## Supplied data:
>>>

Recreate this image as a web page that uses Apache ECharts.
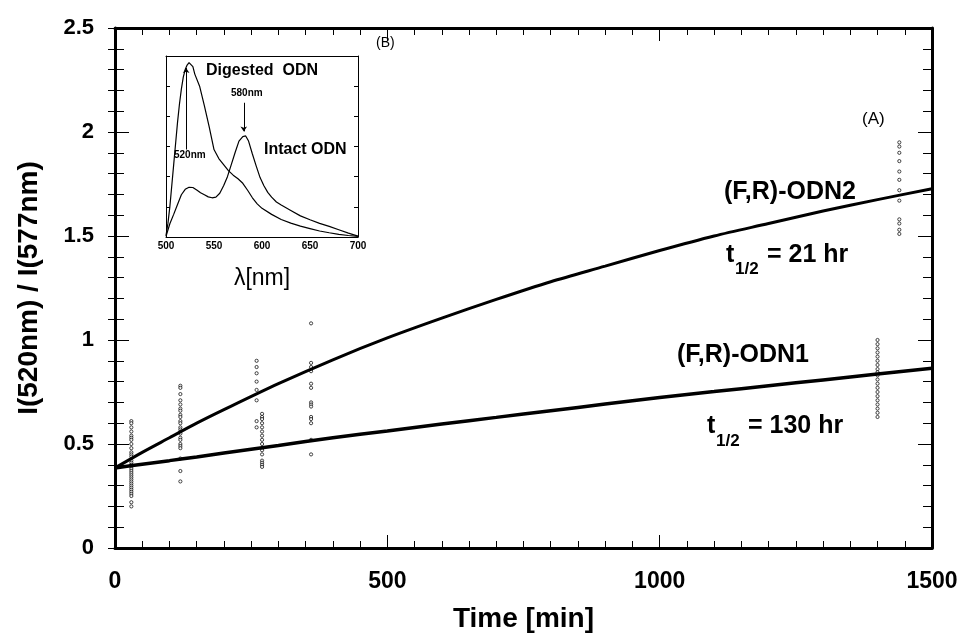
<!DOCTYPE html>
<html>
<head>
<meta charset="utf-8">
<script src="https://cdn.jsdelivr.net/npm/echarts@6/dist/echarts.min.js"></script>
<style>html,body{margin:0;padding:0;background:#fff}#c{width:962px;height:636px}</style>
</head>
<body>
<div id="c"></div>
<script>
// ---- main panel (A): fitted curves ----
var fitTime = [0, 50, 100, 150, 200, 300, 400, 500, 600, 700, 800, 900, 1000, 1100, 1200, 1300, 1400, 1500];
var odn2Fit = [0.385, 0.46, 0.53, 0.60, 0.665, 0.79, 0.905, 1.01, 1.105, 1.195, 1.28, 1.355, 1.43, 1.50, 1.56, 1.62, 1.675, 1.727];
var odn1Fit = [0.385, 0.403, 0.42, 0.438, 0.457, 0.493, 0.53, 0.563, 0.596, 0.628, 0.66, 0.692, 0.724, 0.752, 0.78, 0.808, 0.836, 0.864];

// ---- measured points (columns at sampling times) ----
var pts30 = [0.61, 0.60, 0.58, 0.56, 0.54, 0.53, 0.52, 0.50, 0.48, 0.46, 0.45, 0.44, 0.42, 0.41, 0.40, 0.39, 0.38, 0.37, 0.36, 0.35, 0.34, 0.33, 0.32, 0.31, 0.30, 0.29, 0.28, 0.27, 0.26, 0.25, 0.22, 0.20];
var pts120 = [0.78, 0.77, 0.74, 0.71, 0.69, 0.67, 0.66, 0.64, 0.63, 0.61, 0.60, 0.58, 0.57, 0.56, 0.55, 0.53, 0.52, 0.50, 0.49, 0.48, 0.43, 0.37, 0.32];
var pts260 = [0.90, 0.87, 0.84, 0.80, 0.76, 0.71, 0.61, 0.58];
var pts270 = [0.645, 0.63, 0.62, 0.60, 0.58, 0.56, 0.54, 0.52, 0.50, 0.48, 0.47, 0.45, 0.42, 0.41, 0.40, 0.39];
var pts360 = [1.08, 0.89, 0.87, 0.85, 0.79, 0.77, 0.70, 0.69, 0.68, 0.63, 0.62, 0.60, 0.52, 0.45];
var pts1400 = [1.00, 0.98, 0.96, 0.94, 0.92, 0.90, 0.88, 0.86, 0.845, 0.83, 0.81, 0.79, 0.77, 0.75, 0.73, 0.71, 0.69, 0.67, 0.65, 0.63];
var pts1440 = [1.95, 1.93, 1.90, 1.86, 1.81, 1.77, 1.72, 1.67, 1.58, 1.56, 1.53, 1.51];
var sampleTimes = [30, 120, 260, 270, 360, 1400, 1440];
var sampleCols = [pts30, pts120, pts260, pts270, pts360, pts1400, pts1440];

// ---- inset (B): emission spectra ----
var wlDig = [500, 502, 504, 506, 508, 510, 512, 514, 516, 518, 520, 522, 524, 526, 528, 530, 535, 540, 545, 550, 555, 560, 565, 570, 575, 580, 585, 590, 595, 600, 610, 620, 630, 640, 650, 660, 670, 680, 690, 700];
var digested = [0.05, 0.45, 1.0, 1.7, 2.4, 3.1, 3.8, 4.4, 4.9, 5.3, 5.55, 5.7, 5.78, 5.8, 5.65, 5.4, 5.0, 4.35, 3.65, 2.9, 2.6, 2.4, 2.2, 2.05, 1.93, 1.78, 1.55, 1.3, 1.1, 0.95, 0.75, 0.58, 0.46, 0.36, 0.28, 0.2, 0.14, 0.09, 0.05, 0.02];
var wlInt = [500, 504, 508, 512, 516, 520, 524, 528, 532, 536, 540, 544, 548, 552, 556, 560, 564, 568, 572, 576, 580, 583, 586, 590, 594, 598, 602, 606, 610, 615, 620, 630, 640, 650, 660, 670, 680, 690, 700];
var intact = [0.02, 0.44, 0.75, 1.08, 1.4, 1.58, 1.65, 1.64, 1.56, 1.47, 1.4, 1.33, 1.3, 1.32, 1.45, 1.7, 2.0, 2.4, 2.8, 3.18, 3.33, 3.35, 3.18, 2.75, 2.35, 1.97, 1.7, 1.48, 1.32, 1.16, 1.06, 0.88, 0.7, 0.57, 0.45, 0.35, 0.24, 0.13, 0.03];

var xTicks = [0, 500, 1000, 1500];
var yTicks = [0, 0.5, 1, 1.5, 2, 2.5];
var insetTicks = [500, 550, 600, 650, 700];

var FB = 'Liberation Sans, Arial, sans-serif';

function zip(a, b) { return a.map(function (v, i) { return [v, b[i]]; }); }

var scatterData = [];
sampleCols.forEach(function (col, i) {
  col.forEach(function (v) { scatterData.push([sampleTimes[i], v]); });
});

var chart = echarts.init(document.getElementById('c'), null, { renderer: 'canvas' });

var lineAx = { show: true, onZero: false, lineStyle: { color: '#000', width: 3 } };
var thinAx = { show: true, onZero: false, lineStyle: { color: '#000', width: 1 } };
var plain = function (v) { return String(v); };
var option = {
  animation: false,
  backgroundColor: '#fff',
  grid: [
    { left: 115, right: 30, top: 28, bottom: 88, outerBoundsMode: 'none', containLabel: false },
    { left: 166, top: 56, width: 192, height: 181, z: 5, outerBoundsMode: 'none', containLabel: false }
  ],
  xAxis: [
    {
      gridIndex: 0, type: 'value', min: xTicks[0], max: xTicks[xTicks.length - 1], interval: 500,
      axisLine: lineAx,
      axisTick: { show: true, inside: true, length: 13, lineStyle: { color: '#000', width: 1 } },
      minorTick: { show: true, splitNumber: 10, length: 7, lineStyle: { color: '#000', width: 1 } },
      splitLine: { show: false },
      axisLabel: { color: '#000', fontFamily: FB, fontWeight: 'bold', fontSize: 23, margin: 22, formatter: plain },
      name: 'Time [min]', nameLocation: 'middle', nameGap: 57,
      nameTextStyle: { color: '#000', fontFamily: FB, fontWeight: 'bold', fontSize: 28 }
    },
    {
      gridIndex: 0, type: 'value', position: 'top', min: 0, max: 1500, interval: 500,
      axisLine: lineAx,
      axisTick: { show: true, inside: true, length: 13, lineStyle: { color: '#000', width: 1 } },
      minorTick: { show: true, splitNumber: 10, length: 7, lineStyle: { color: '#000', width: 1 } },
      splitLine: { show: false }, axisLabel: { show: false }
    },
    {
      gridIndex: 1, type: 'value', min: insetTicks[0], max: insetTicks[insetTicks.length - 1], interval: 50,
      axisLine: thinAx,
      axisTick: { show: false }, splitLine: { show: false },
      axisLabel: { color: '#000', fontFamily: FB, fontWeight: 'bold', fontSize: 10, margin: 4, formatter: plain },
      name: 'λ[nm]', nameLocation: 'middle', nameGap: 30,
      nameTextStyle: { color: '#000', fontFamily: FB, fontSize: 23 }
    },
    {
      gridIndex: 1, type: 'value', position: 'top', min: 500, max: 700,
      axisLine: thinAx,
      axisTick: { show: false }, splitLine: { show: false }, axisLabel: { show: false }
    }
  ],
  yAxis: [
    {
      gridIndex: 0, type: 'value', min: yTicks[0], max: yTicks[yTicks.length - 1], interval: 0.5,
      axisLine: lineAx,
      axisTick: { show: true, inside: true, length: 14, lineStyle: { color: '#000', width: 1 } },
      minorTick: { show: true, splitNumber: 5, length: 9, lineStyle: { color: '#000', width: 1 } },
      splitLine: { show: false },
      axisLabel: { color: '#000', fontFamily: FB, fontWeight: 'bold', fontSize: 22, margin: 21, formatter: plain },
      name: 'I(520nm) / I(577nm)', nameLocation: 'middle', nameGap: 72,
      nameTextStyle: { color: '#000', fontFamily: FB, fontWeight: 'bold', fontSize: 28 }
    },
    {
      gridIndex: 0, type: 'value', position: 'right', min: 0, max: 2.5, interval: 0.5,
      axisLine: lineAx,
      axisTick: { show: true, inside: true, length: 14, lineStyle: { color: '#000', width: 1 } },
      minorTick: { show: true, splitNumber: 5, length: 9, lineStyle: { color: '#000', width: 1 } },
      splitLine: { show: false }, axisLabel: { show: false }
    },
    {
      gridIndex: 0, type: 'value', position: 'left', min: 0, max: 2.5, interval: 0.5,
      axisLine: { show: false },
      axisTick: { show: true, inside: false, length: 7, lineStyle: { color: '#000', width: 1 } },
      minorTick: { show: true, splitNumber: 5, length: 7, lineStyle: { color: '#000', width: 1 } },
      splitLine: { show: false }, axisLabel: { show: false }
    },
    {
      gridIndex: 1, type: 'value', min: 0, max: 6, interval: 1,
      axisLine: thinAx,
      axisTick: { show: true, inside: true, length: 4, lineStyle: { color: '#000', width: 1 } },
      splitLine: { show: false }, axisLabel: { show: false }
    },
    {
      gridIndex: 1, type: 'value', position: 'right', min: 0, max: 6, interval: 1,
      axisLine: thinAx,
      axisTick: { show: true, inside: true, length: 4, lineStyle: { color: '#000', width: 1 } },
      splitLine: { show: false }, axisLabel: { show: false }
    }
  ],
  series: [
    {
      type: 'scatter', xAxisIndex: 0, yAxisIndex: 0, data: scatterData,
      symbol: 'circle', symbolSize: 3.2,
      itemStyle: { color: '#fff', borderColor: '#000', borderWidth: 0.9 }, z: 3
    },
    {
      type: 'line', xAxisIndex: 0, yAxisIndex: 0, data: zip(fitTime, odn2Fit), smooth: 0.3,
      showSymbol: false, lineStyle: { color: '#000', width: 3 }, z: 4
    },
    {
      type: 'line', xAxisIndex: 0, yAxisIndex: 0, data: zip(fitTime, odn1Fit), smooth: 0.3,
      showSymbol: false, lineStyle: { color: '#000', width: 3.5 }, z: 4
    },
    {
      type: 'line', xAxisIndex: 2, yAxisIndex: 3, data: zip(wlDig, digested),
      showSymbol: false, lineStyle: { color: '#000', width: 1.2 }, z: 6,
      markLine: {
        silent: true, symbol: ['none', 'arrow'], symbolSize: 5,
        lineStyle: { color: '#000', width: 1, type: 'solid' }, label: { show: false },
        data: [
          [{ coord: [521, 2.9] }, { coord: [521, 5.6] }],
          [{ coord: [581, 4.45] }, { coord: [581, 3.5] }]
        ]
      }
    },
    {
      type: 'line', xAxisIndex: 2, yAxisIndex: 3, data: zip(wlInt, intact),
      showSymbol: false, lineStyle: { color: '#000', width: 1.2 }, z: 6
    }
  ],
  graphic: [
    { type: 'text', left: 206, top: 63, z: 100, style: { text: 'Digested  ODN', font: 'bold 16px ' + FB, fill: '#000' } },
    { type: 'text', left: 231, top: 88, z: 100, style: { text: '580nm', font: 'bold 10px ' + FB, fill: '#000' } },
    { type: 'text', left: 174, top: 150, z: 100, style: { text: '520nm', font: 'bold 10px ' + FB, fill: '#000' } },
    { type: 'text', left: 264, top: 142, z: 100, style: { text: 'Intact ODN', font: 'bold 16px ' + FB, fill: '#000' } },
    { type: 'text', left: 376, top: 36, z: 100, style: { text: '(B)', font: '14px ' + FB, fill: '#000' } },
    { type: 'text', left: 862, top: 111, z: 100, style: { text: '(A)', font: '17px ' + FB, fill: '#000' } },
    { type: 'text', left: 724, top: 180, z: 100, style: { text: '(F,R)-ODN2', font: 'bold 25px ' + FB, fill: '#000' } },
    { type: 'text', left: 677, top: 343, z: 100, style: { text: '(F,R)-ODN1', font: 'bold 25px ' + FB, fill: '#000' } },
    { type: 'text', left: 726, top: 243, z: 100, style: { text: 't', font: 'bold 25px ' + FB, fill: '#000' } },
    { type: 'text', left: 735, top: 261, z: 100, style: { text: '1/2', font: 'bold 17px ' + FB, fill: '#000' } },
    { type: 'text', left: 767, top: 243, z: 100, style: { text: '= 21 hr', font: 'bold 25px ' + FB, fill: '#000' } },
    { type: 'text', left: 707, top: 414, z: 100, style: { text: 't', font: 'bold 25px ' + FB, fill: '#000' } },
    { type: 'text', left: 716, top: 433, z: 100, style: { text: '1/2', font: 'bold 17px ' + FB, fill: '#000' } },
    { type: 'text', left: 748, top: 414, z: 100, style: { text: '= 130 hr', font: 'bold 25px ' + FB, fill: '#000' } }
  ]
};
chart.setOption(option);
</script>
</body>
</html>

<<<

## Problem requirements:
Starting at the first line of the material, output exactly the lines up to and including the one with "pts360, pts1400, pts1440];". Do not include the pictures.

## Expected answer:
Recreate this image as a web page that uses Apache ECharts.
<!DOCTYPE html>
<html>
<head>
<meta charset="utf-8">
<script src="https://cdn.jsdelivr.net/npm/echarts@6/dist/echarts.min.js"></script>
<style>html,body{margin:0;padding:0;background:#fff}#c{width:962px;height:636px}</style>
</head>
<body>
<div id="c"></div>
<script>
// ---- main panel (A): fitted curves ----
var fitTime = [0, 50, 100, 150, 200, 300, 400, 500, 600, 700, 800, 900, 1000, 1100, 1200, 1300, 1400, 1500];
var odn2Fit = [0.385, 0.46, 0.53, 0.60, 0.665, 0.79, 0.905, 1.01, 1.105, 1.195, 1.28, 1.355, 1.43, 1.50, 1.56, 1.62, 1.675, 1.727];
var odn1Fit = [0.385, 0.403, 0.42, 0.438, 0.457, 0.493, 0.53, 0.563, 0.596, 0.628, 0.66, 0.692, 0.724, 0.752, 0.78, 0.808, 0.836, 0.864];

// ---- measured points (columns at sampling times) ----
var pts30 = [0.61, 0.60, 0.58, 0.56, 0.54, 0.53, 0.52, 0.50, 0.48, 0.46, 0.45, 0.44, 0.42, 0.41, 0.40, 0.39, 0.38, 0.37, 0.36, 0.35, 0.34, 0.33, 0.32, 0.31, 0.30, 0.29, 0.28, 0.27, 0.26, 0.25, 0.22, 0.20];
var pts120 = [0.78, 0.77, 0.74, 0.71, 0.69, 0.67, 0.66, 0.64, 0.63, 0.61, 0.60, 0.58, 0.57, 0.56, 0.55, 0.53, 0.52, 0.50, 0.49, 0.48, 0.43, 0.37, 0.32];
var pts260 = [0.90, 0.87, 0.84, 0.80, 0.76, 0.71, 0.61, 0.58];
var pts270 = [0.645, 0.63, 0.62, 0.60, 0.58, 0.56, 0.54, 0.52, 0.50, 0.48, 0.47, 0.45, 0.42, 0.41, 0.40, 0.39];
var pts360 = [1.08, 0.89, 0.87, 0.85, 0.79, 0.77, 0.70, 0.69, 0.68, 0.63, 0.62, 0.60, 0.52, 0.45];
var pts1400 = [1.00, 0.98, 0.96, 0.94, 0.92, 0.90, 0.88, 0.86, 0.845, 0.83, 0.81, 0.79, 0.77, 0.75, 0.73, 0.71, 0.69, 0.67, 0.65, 0.63];
var pts1440 = [1.95, 1.93, 1.90, 1.86, 1.81, 1.77, 1.72, 1.67, 1.58, 1.56, 1.53, 1.51];
var sampleTimes = [30, 120, 260, 270, 360, 1400, 1440];
var sampleCols = [pts30, pts120, pts260, pts270, pts360, pts1400, pts1440];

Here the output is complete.